Dos Passos veut édifier le lecteur américain, le mettre en garde contre « ces excellents produits typiques de l'Espagne que sont la violence, le soleil, le sang, la volupté et la mort ». Ainsi cet essai littéraire est-il le manifeste d'une œuvre romanesque en gestation — il annonce “Manhattan Transfer” — qui sera publié aux Etats-Unis seulement trois après “Rossinante reprend la route » ! — et tous les titres qui feront la célébrité de Dos Passos écrivain de gauche et romancier social, du moins jusqu'en 1939. Mais dans l'Amérique victorieuse de 1920 c'est encore un défi : « Quelle est donc la nouvelle mission de Don Quichotte en ce monde ? Crier, crier dans le désert. »
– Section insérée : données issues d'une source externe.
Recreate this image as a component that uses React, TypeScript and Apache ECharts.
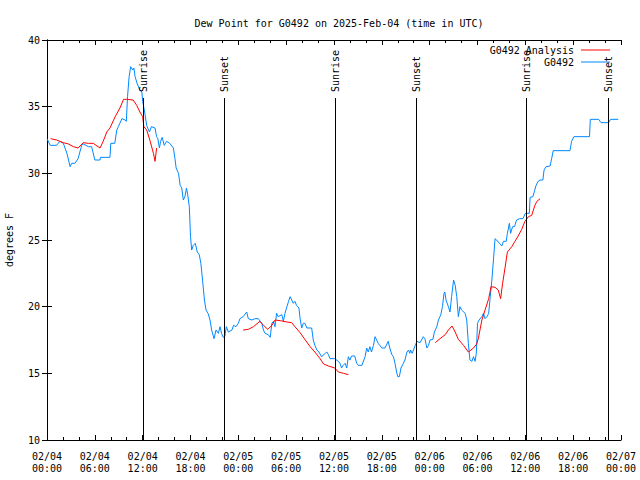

« Ce dont nous avons besoin, poursuivait Dos Passos, c'est d'une écriture caustique, acérée, d'une écriture suffisamment riche en ferments pour faire lever l'édulcorant qu'est devenue notre conscience nationale sous l'effet combiné des idéaux de l'homme au fauteuil tournant et du puritanisme avarié. »

• Tous comptes faits, “Rossinante reprend la route” est un rappel culturel qui va du “Romancero del Cid” et du poète mystique Ramón Lüll qui ont marqué le XIIIe siècle à l'enterrement du romancier réaliste Pérez Galdós en janvier 1920, un témoignage vivant sur la société espagnole à la veille d'une révolution — « Personne ne peut dire quand va se produire l'explosion finale », et surtout un programme littéraire qui mènera son auteur à la trilogie “U.S.A.”

• John Dos Passos. “Rossinante reprend la route”. Traduit par Marie-France Girod. Grasset, 2005, 255 pages.